**Exercise goal**
Copy every line of the following data that includes the string "chart".
#### Exercise material ####
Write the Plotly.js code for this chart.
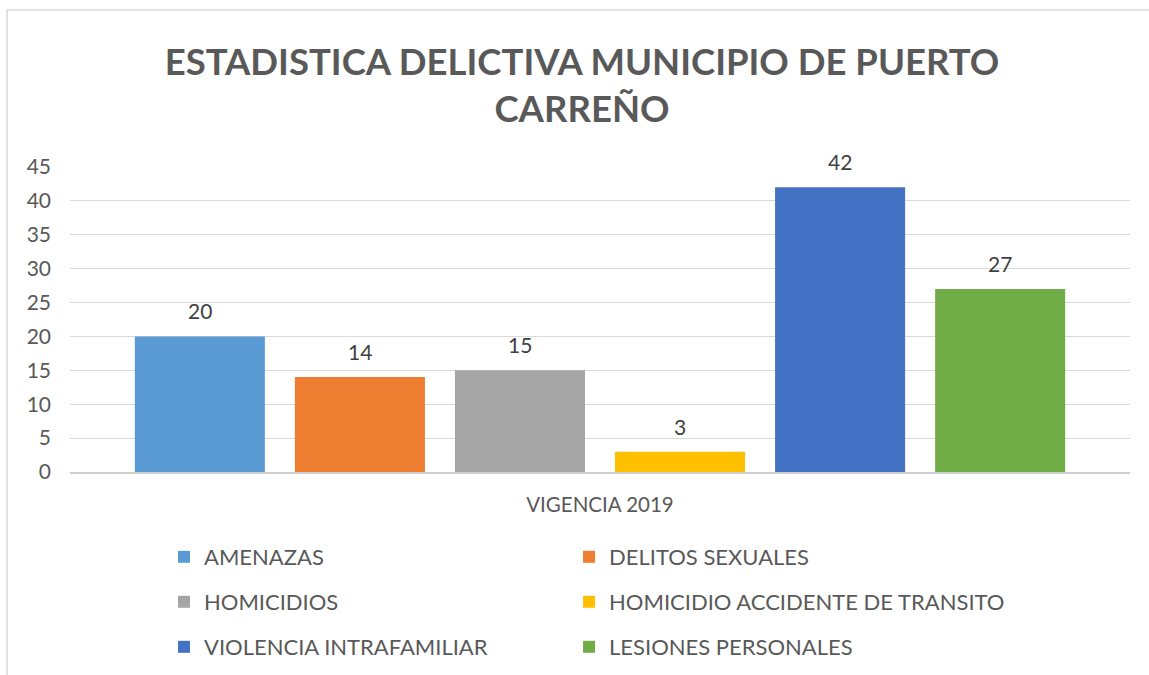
<!DOCTYPE html>
<html>
<head>
<meta charset="utf-8">
<script src="https://cdn.plot.ly/plotly-3.0.1.min.js"></script>
<style>html,body{margin:0;padding:0;background:#fff;}#chart{width:1149px;height:675px;}</style>
</head>
<body>
<div id="chart"></div>
<script>
const categories = ['VIGENCIA 2019'];
const seriesNames = ['AMENAZAS', 'DELITOS SEXUALES', 'HOMICIDIOS', 'HOMICIDIO ACCIDENTE DE TRANSITO', 'VIOLENCIA INTRAFAMILIAR', 'LESIONES PERSONALES'];
const seriesValues = [20, 14, 15, 3, 42, 27];
const seriesColors = ['#5B9BD5', '#ED7D31', '#A5A5A5', '#FFC000', '#4472C4', '#70AD47'];
const yTicks = [0, 5, 10, 15, 20, 25, 30, 35, 40, 45];

const FONT = 'Lato, "Open Sans", sans-serif';
const bargap = 0.094;

// legend grid: two columns, three rows (paper coordinates)
const legendCols = [0.0887, 0.4708];
const legendRows = [-0.2787, -0.4262, -0.5738];
const legendIds = ['legend', 'legend2', 'legend3', 'legend4', 'legend5', 'legend6'];

const traces = seriesNames.map((name, i) => ({
  type: 'bar',
  name: name,
  x: categories,
  y: [seriesValues[i]],
  marker: {color: seriesColors[i]},
  legend: legendIds[i],
  hoverinfo: 'name+y'
}));

const n = seriesNames.length;
const slot = (1 - bargap) / n;
const annotations = seriesValues.map((v, i) => ({
  xref: 'x', yref: 'y',
  x: -(1 - bargap) / 2 + (i + 0.5) * slot,
  y: v,
  text: String(v),
  showarrow: false,
  yanchor: 'bottom',
  yshift: 11,
  font: {family: FONT, size: 21, color: '#404040'}
}));

const layout = {
  width: 1149,
  height: 675,
  paper_bgcolor: '#ffffff',
  plot_bgcolor: '#ffffff',
  margin: {l: 70, r: 19, t: 167, b: 203, autoexpand: false},
  title: {
    text: '<b>ESTADISTICA DELICTIVA MUNICIPIO DE PUERTO<br>CARREÑO</b>',
    font: {family: FONT, size: 36.5, color: '#595959'},
    x: 582 / 1149, xref: 'container', xanchor: 'center',
    y: 1 - 75 / 675, yref: 'container', yanchor: 'middle'
  },
  barmode: 'group',
  bargap: bargap,
  bargroupgap: 0.1875,
  xaxis: {
    type: 'category',
    showgrid: false,
    showline: true,
    linecolor: '#D0D0D0',
    linewidth: 2,
    ticks: '',
    ticklabelstandoff: 13,
    tickfont: {family: FONT, size: 20.5, color: '#595959'}
  },
  yaxis: {
    range: [0, 45],
    tickvals: yTicks,
    showgrid: true,
    gridcolor: '#D9D9D9',
    gridwidth: 1,
    zeroline: false,
    showline: false,
    ticks: '',
    ticklabelstandoff: 18,
    tickfont: {family: FONT, size: 21, color: '#595959'}
  },
  annotations: annotations,
  shapes: [{
    type: 'rect', xref: 'paper', yref: 'paper',
    x0: -0.0594, x1: 1.03, y0: -0.70, y1: 1.5148,
    line: {color: '#D9D9D9', width: 1.5},
    fillcolor: 'rgba(0,0,0,0)',
    layer: 'below'
  }],
  showlegend: true
};

legendIds.forEach((id, i) => {
  layout[id] = {
    orientation: 'h',
    x: legendCols[i % 2],
    y: legendRows[Math.floor(i / 2)],
    xanchor: 'left',
    yanchor: 'middle',
    font: {family: FONT, size: 22, color: '#595959'},
    bgcolor: 'rgba(0,0,0,0)'
  };
});

Plotly.newPlot('chart', traces, layout, {displayModeBar: false, responsive: false});
</script>
</body>
</html>
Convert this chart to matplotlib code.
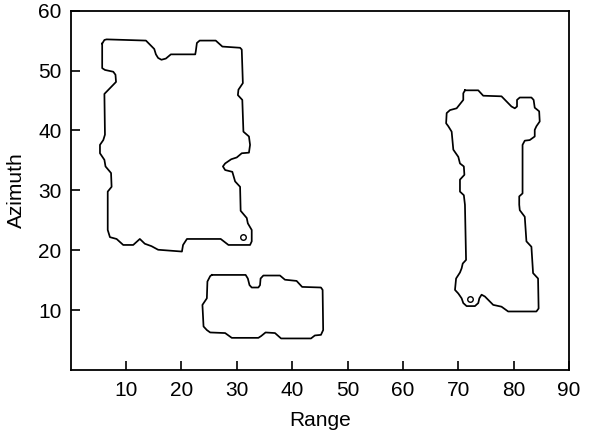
import numpy as np
import matplotlib.pyplot as plt

plt.rcParams['font.family'] = ['Liberation Sans', 'DejaVu Sans']

# outline of the large left region (range, azimuth)
reg1_x = [5.7, 6.1, 6.5, 13.6, 15.1, 15.4, 15.8, 16.4, 17.2, 18.1, 22.5, 22.6, 22.8, 23.3,
          26.2, 27.4, 30.6, 30.9, 31.1, 30.3, 30.2, 31.0, 31.2, 32.2, 32.4, 32.2, 30.9, 30.0,
          29.0, 27.9, 27.5, 27.9, 29.2, 29.7, 30.6, 30.7, 31.8, 32.0, 32.7, 32.7, 32.4, 28.5,
          27.1, 21.0, 20.3, 20.1, 15.8, 14.6, 13.4, 12.5, 11.3, 9.5, 8.3, 7.1, 6.7, 6.7,
          7.4, 7.3, 6.3, 6.1, 5.3, 5.3, 5.9, 6.2, 6.1, 8.2, 8.1, 7.7, 6.2, 5.7]
reg1_y = [54.5, 55.1, 55.2, 55.0, 53.6, 52.7, 52.1, 51.8, 52.0, 52.7, 52.7, 53.2, 54.6, 55.0,
          55.0, 54.0, 53.8, 53.5, 47.9, 46.8, 45.9, 45.1, 39.8, 39.0, 37.6, 36.3, 36.2, 35.5,
          35.2, 34.5, 34.0, 33.4, 33.1, 31.5, 30.6, 26.6, 25.4, 24.5, 23.4, 21.5, 20.9, 20.9,
          21.9, 21.9, 20.9, 19.8, 20.1, 20.7, 21.1, 21.9, 20.9, 20.9, 21.9, 22.2, 23.4, 29.8,
          30.6, 32.9, 34.0, 35.1, 36.2, 37.6, 38.4, 39.3, 46.1, 48.1, 49.3, 49.8, 50.1, 50.4]

# outline of the bottom middle region
reg2_x = [25.5, 31.6, 32.0, 32.3, 32.7, 33.9, 34.2, 34.3, 34.8, 37.8, 38.7, 40.8, 41.8,
          45.2, 45.5, 45.6, 45.2, 44.1, 43.4, 38.0, 36.9, 35.2, 34.4, 33.9, 29.1, 27.9,
          25.2, 24.6, 24.0, 23.8, 24.6, 24.7, 25.2]
reg2_y = [15.9, 15.9, 15.3, 14.2, 13.8, 13.8, 14.2, 15.3, 15.8, 15.8, 15.1, 14.9, 13.9,
          13.8, 13.4, 6.7, 5.9, 5.8, 5.3, 5.3, 6.2, 6.3, 5.7, 5.4, 5.4, 6.2,
          6.3, 6.7, 7.3, 10.9, 12.0, 14.8, 15.7]

# outline of the right region
reg3_x = [71.2, 73.6, 74.5, 77.8, 79.6, 80.2, 80.6, 80.6, 81.1, 83.2, 83.6, 83.8, 84.6,
          84.7, 84.1, 83.8, 83.8, 82.9, 82.0, 81.6, 81.6, 81.0, 81.0, 81.1, 82.0, 82.3,
          83.2, 83.5, 84.4, 84.5, 84.1, 79.0, 77.8, 76.3, 74.8, 74.2, 73.8, 73.6, 73.0,
          71.5, 70.9, 70.6, 70.0, 69.4, 69.6, 70.3, 70.6, 70.8, 71.4, 71.2, 71.0, 70.3,
          70.3, 71.1, 71.0, 70.3, 70.0, 69.1, 68.8, 68.2, 67.8, 67.9, 68.5, 69.7, 70.9, 70.9]
reg3_y = [46.7, 46.7, 45.8, 45.7, 44.0, 43.7, 44.0, 45.1, 45.5, 45.5, 45.1, 43.8, 43.2,
          41.5, 40.7, 40.1, 39.0, 38.4, 38.3, 37.6, 29.5, 29.0, 27.6, 26.7, 25.6, 21.5,
          20.6, 16.2, 15.3, 10.3, 9.8, 9.8, 10.6, 10.9, 12.3, 12.6, 12.0, 11.2, 10.7,
          10.7, 11.2, 12.0, 12.8, 13.4, 15.3, 16.3, 17.0, 17.8, 18.4, 27.6, 29.2, 29.8,
          31.8, 32.6, 34.0, 34.5, 35.6, 36.8, 39.8, 40.7, 41.2, 42.9, 43.4, 43.7, 45.1, 46.2]

# isolated points
pts_x = [31.2, 72.2]
pts_y = [22.3, 11.9]

fig = plt.figure(figsize=(6.02, 4.33), dpi=100)
ax = fig.add_axes([0.1173, 0.145, 0.828, 0.8305])

for xs, ys in [(reg1_x, reg1_y), (reg2_x, reg2_y), (reg3_x, reg3_y)]:
    ax.plot(xs + xs[:1], ys + ys[:1], color='black', lw=1.25, solid_joinstyle='round')

ax.plot(pts_x, pts_y, 'o', ms=4, mfc='white', mec='black', mew=1.0)

ax.set_xlim(0, 90)
ax.set_ylim(0, 60)
ax.set_xticks(range(10, 91, 10))
ax.set_yticks(range(10, 61, 10))
ax.tick_params(direction='in', length=6.5, width=1.2, labelsize=15,
               top=False, right=False)
ax.tick_params(axis='x', pad=7.5)
ax.tick_params(axis='y', pad=6.5)
for sp in ax.spines.values():
    sp.set_linewidth(1.3)

ax.set_xlabel('Range', fontsize=15, labelpad=8.5)
ax.set_ylabel('Azimuth', fontsize=15, labelpad=9)

fig.savefig('out.png', dpi=100)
####
**Exercise output**
Write the Plotly.js code for this chart.
<style>html,body{margin:0;padding:0;background:#fff;}#chart{width:1149px;height:675px;}</style>
<div id="chart"></div>
Plotly.newPlot('chart', traces, layout, {displayModeBar: false, responsive: false});
Convert this chart to matplotlib code.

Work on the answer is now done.